### Job:
Every line below should be copied exactly; drop the pictures.

### Provided material:
.....
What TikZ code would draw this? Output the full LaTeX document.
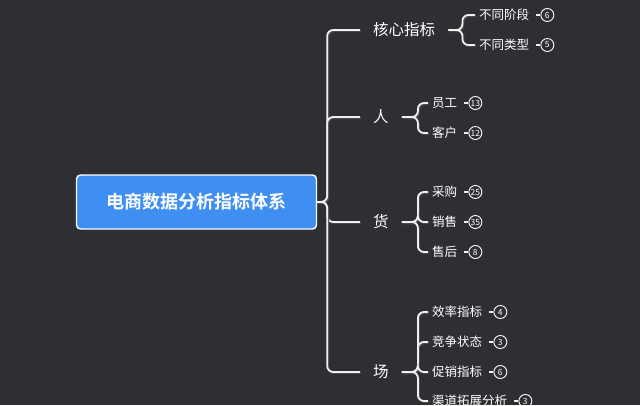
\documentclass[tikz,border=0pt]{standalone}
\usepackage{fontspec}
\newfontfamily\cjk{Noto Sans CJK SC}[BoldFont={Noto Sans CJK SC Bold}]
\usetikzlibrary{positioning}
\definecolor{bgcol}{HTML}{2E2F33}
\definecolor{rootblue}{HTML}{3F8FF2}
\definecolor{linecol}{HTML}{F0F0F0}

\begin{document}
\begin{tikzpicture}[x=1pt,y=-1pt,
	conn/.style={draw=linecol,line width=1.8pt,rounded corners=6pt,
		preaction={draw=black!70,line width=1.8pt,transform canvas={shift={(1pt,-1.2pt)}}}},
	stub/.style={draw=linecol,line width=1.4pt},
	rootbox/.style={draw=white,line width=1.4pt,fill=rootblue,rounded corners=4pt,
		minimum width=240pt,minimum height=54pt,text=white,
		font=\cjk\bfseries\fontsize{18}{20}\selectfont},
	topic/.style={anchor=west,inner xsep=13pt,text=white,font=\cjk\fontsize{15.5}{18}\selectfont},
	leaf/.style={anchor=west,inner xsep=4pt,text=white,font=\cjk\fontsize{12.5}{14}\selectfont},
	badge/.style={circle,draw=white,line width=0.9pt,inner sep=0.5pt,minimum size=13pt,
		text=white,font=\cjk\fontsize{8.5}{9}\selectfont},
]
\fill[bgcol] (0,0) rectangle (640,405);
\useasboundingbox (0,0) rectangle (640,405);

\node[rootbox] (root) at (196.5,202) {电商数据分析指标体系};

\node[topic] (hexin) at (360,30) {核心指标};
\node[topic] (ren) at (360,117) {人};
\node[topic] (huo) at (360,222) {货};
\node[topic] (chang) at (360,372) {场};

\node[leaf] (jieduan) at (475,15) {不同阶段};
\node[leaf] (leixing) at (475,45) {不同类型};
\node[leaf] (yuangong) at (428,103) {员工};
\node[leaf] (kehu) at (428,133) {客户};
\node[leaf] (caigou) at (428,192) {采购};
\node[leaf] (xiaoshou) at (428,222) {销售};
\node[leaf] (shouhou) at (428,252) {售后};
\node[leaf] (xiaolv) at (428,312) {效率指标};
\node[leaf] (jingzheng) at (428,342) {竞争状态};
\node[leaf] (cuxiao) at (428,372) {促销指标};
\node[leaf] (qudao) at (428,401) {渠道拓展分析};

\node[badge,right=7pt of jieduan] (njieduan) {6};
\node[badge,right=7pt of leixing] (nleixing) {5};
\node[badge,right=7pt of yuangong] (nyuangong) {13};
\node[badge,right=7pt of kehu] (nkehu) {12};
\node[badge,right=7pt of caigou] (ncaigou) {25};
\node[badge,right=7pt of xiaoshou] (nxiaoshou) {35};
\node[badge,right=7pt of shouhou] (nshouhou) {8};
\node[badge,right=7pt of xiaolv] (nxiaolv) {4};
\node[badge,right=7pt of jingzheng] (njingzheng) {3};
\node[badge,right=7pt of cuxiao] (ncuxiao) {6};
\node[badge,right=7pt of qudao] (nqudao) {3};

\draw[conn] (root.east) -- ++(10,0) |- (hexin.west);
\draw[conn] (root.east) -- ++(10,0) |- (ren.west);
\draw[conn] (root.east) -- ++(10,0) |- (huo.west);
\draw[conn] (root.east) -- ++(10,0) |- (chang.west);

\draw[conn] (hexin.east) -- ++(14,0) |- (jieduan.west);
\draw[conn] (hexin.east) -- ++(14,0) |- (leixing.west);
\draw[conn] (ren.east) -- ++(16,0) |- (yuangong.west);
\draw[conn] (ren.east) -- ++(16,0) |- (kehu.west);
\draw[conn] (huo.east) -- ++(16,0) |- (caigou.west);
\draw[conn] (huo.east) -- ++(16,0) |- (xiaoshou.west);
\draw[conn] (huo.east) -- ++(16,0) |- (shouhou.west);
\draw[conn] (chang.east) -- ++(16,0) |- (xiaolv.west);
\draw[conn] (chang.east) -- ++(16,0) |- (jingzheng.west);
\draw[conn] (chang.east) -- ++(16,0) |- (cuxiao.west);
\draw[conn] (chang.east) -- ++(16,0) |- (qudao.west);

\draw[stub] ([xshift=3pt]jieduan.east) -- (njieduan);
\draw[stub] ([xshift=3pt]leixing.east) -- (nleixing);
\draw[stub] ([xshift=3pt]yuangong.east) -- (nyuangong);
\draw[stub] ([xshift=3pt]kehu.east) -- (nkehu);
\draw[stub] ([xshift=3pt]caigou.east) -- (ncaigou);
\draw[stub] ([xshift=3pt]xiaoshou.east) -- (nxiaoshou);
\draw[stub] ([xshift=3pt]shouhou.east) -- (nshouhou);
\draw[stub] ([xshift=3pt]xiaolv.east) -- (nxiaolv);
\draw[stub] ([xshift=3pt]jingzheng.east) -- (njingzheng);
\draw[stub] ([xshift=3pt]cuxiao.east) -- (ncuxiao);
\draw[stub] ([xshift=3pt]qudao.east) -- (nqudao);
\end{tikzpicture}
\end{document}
.....
### The reply:
What TikZ code would draw this? Output the full LaTeX document.
\documentclass[tikz,border=0pt]{standalone}
\usepackage{fontspec}
\newfontfamily\cjk{Noto Sans CJK SC}[BoldFont={Noto Sans CJK SC Bold}]
\usetikzlibrary{positioning}
\definecolor{bgcol}{HTML}{2E2F33}
\definecolor{rootblue}{HTML}{3F8FF2}
\definecolor{linecol}{HTML}{F0F0F0}

\begin{document}
\begin{tikzpicture}[x=1pt,y=-1pt,
	conn/.style={draw=linecol,line width=1.8pt,rounded corners=6pt,
		preaction={draw=black!70,line width=1.8pt,transform canvas={shift={(1pt,-1.2pt)}}}},
	stub/.style={draw=linecol,line width=1.4pt},
	rootbox/.style={draw=white,line width=1.4pt,fill=rootblue,rounded corners=4pt,
		minimum width=240pt,minimum height=54pt,text=white,
		font=\cjk\bfseries\fontsize{18}{20}\selectfont},
	topic/.style={anchor=west,inner xsep=13pt,text=white,font=\cjk\fontsize{15.5}{18}\selectfont},
	leaf/.style={anchor=west,inner xsep=4pt,text=white,font=\cjk\fontsize{12.5}{14}\selectfont},
	badge/.style={circle,draw=white,line width=0.9pt,inner sep=0.5pt,minimum size=13pt,
		text=white,font=\cjk\fontsize{8.5}{9}\selectfont},
]
\fill[bgcol] (0,0) rectangle (640,405);
\useasboundingbox (0,0) rectangle (640,405);

\node[rootbox] (root) at (196.5,202) {电商数据分析指标体系};

\node[topic] (hexin) at (360,30) {核心指标};
\node[topic] (ren) at (360,117) {人};
\node[topic] (huo) at (360,222) {货};
\node[topic] (chang) at (360,372) {场};

\node[leaf] (jieduan) at (475,15) {不同阶段};
\node[leaf] (leixing) at (475,45) {不同类型};
\node[leaf] (yuangong) at (428,103) {员工};
\node[leaf] (kehu) at (428,133) {客户};
\node[leaf] (caigou) at (428,192) {采购};
\node[leaf] (xiaoshou) at (428,222) {销售};
\node[leaf] (shouhou) at (428,252) {售后};
\node[leaf] (xiaolv) at (428,312) {效率指标};
\node[leaf] (jingzheng) at (428,342) {竞争状态};
\node[leaf] (cuxiao) at (428,372) {促销指标};
\node[leaf] (qudao) at (428,401) {渠道拓展分析};

\node[badge,right=7pt of jieduan] (njieduan) {6};
\node[badge,right=7pt of leixing] (nleixing) {5};
\node[badge,right=7pt of yuangong] (nyuangong) {13};
\node[badge,right=7pt of kehu] (nkehu) {12};
\node[badge,right=7pt of caigou] (ncaigou) {25};
\node[badge,right=7pt of xiaoshou] (nxiaoshou) {35};
\node[badge,right=7pt of shouhou] (nshouhou) {8};
\node[badge,right=7pt of xiaolv] (nxiaolv) {4};
\node[badge,right=7pt of jingzheng] (njingzheng) {3};
\node[badge,right=7pt of cuxiao] (ncuxiao) {6};
\node[badge,right=7pt of qudao] (nqudao) {3};

\draw[conn] (root.east) -- ++(10,0) |- (hexin.west);
\draw[conn] (root.east) -- ++(10,0) |- (ren.west);
\draw[conn] (root.east) -- ++(10,0) |- (huo.west);
\draw[conn] (root.east) -- ++(10,0) |- (chang.west);

\draw[conn] (hexin.east) -- ++(14,0) |- (jieduan.west);
\draw[conn] (hexin.east) -- ++(14,0) |- (leixing.west);
\draw[conn] (ren.east) -- ++(16,0) |- (yuangong.west);
\draw[conn] (ren.east) -- ++(16,0) |- (kehu.west);
\draw[conn] (huo.east) -- ++(16,0) |- (caigou.west);
\draw[conn] (huo.east) -- ++(16,0) |- (xiaoshou.west);
\draw[conn] (huo.east) -- ++(16,0) |- (shouhou.west);
\draw[conn] (chang.east) -- ++(16,0) |- (xiaolv.west);
\draw[conn] (chang.east) -- ++(16,0) |- (jingzheng.west);
\draw[conn] (chang.east) -- ++(16,0) |- (cuxiao.west);
\draw[conn] (chang.east) -- ++(16,0) |- (qudao.west);

\draw[stub] ([xshift=3pt]jieduan.east) -- (njieduan);
\draw[stub] ([xshift=3pt]leixing.east) -- (nleixing);
\draw[stub] ([xshift=3pt]yuangong.east) -- (nyuangong);
\draw[stub] ([xshift=3pt]kehu.east) -- (nkehu);
\draw[stub] ([xshift=3pt]caigou.east) -- (ncaigou);
\draw[stub] ([xshift=3pt]xiaoshou.east) -- (nxiaoshou);
\draw[stub] ([xshift=3pt]shouhou.east) -- (nshouhou);
\draw[stub] ([xshift=3pt]xiaolv.east) -- (nxiaolv);
\draw[stub] ([xshift=3pt]jingzheng.east) -- (njingzheng);
\draw[stub] ([xshift=3pt]cuxiao.east) -- (ncuxiao);
\draw[stub] ([xshift=3pt]qudao.east) -- (nqudao);
\end{tikzpicture}
\end{document}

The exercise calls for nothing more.